En 2020, Fendi a ainsi lancé Hand in Hand. Dans chaque région, elle a demandé à un artisan de réinterpréter un sac Baguette en fonction de sa spécialité. Outre l’attraction que ces luxueuses œuvres d’art peuvent avoir pour les acheteurs, il s’agissait de sauvegarder et de promouvoir des pratiques manuelles précieuses.

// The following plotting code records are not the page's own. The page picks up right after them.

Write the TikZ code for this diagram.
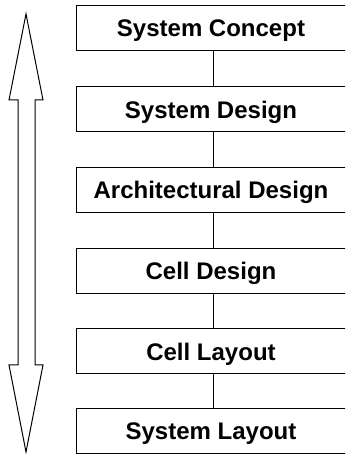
\documentclass[tikz,border=0pt]{standalone}
\usepackage{fontspec}
\setmainfont{Liberation Sans}
\begin{document}
\begin{tikzpicture}[x=1pt,y=1pt,
  stagebox/.style={draw=black, line width=1pt, fill=white, minimum width=274pt,
    minimum height=45pt, inner sep=0pt,
    label={[stagetext]center:#1}},
  stagetext/.style={xshift=-2pt, yshift=-2.5pt, inner sep=0pt,
    font=\fontsize{24}{28}\selectfont\bfseries},
  link/.style={draw=black, line width=1pt}]
  \useasboundingbox (0,0) rectangle (345,454);
  \clip (0,0) rectangle (345,454);
  % double-headed outline arrow on the left
  \draw[line width=1pt, line join=miter]
    (26,440) -- (43,354) -- (35,354) -- (35,89) -- (43,89) -- (26,2)
    -- (9,89) -- (18,89) -- (18,354) -- (9,354) -- cycle;
  % design stages
  \node[stagebox={System Concept}]       (concept) at (213,425.5) {};
  \node[stagebox={System Design}]        (sysdes)  at (213,344.5) {};
  \node[stagebox={Architectural Design}] (arch)    at (213,264)   {};
  \node[stagebox={Cell Design}]          (celldes) at (213,183)   {};
  \node[stagebox={Cell Layout}]          (celllay) at (213,102.5) {};
  \node[stagebox={System Layout}]        (syslay)  at (213,22.5)  {};
  % links between consecutive stages
  \draw[link] (concept.south) -- (sysdes.north);
  \draw[link] (sysdes.south) -- (arch.north);
  \draw[link] (arch.south) -- (celldes.north);
  \draw[link] (celldes.south) -- (celllay.north);
  \draw[link] (celllay.south) -- (syslay.north);
\end{tikzpicture}
\end{document}
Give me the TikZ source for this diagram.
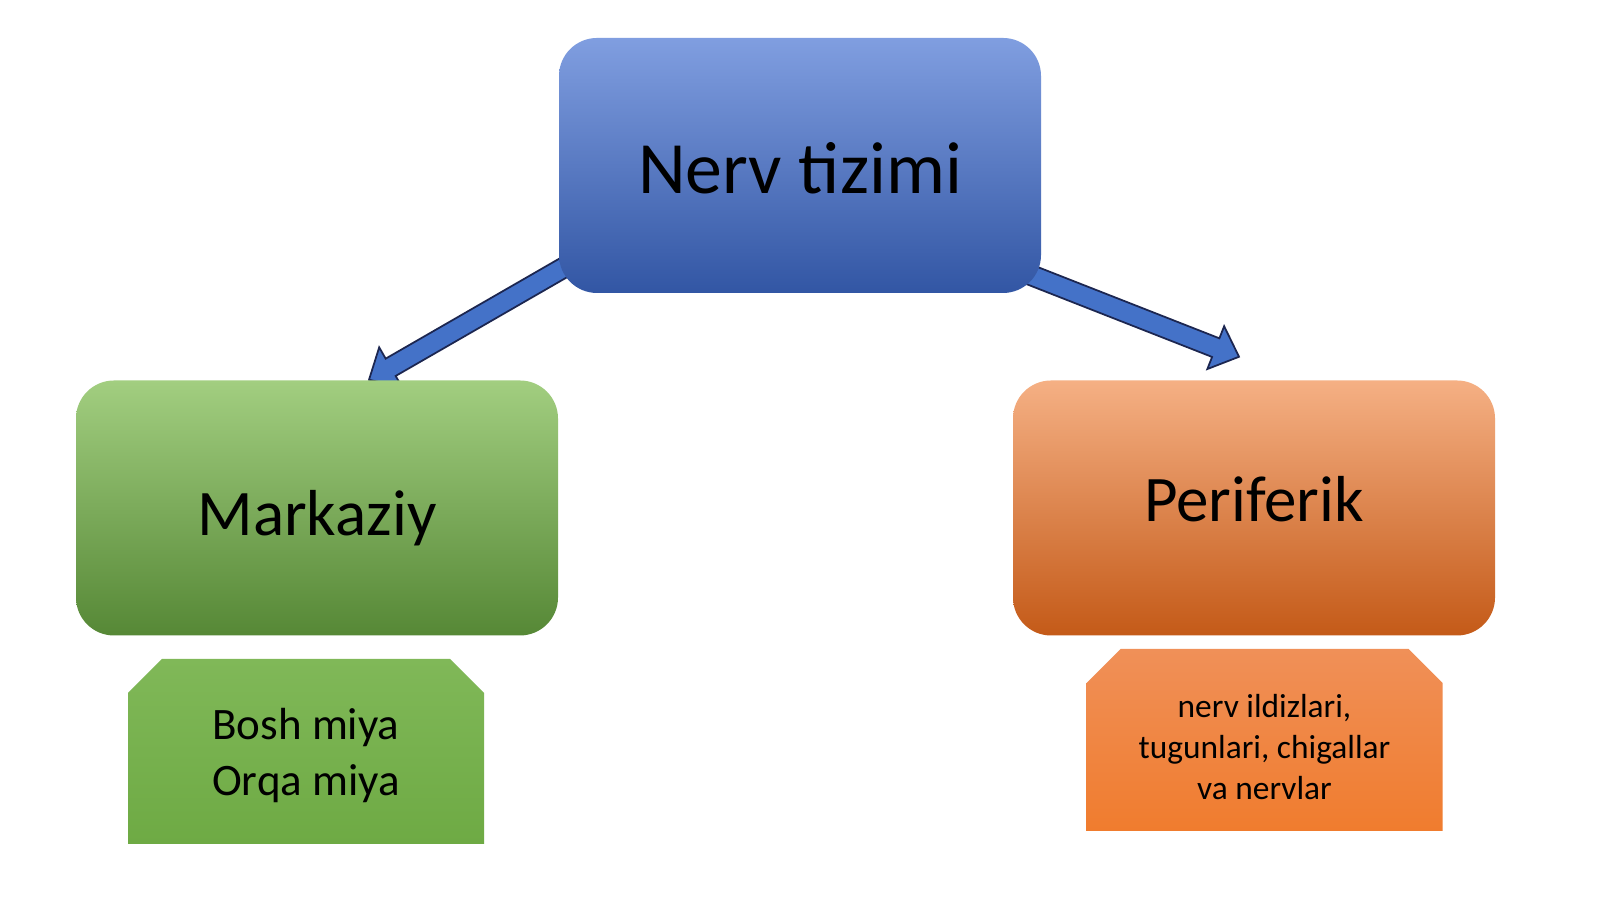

En Sicile, Platimiro Fiorenza, 73 ans, est le dernier artisan à travailler le corail. Personne ne projetait jusqu’à présent de prendre sa succession… mais depuis qu’il a imaginé ces sacs de cuir rouge ornés d’un dessin typiquement sicilien de coraux, l’intérêt revient. Dans le Val d’Aoste, la coopérative de femmes Lou Dzeut a tissé sur des métiers en bois anciens du chanvre naturel et l’a brodé de fil rouge suivant des motifs locaux.
Dans les Abruzzes, le sac a été réalisé avec de la dentelle « tombolo aquilano » selon une tradition de fils cousus, noués, dont chacun représente plus de cent heures de travail. Cinq de ces artisans sont venus récemment à la fabrique. Si, pour plus de rationalité, Fendi regroupe sur ce site tous ses départements, soit le développement, la production et le stockage – minimiser les déplacements est un aspect de la RSE –, ses ateliers forment également ses propres apprentis via des masterclasses et, à travers ces artistes, leurs pupilles se sont découvert des tuteurs extraordinaires.
Ce qui prolonge le partenariat que la Maison a mis en place avec l’institut Russell–Newton pour former des jeunes au travail sellier. La Fendi Factory a six mois, ce n’est donc qu’un début. Entre passé et futur, c’est aussi son propre héritage que la patrimoniale Maison des belles peaux lègue aux nouvelles générations.